El desarrollo de una idea hecha puede dar para producir una buena columna. El de una frase hecha, para un mal refrán. El articulista de refrito y pensamientos recalentados, el costumbrista de oído, el del temario y la onomástica del día —uno ya no va a tirar la primera piedra contra la actualidad, no sea que vaya a darse—, a estas alturas del oficio, a uno le parece un temerario: sabe que su artículo se va a encontrar con varios comentarios reflejos puede que hasta en la misma página. Evitar lo trillado, como eludir titulares alusivos a libros o películas, es una de las máximas eternas de la prosa de opinión, que no es exactamente la misma que cuando se aborda una columna de análisis, igual que la literatura maravillosa no es idéntica a la fantástica. El análisis es imposible hacerlo sobre asuntos en boga durante el pasado siglo, más que nada porque entonces es historia.

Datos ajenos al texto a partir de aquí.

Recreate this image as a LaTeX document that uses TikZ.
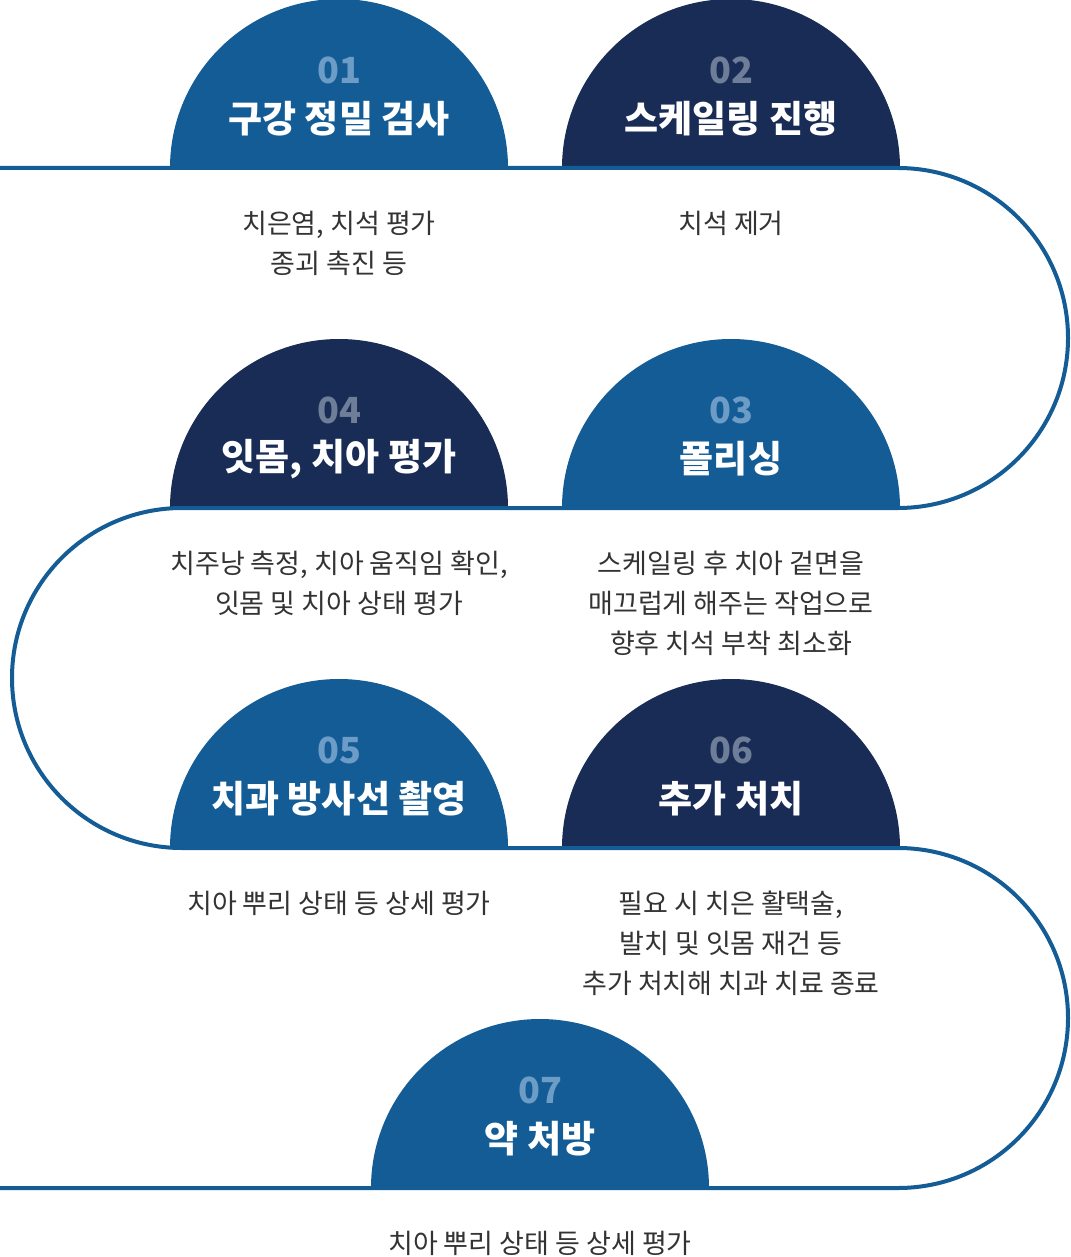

Está sujeto a la coyuntura del día, a la frescura del material dispuesto sobre el mostrador, es una reflexión «a bote pronto y sin mayor esfuerzo», que es como Cela —un autor que, pese a ser gallego, nunca fue un escritor de botafumeiro, sino de enema y pera lavativa— describía el «polvo de gallo».

En ese apresuramiento sexual, poner algo, aunque no sea amor. Un poco de sentimiento. O de creatividad gimnástica. Ejercer política cultural a base de ideas hechas y recalentadas, con muletas viejas y desgastadas por el uso, ya no es de recibo en ministerios, ielecés ni concejalías.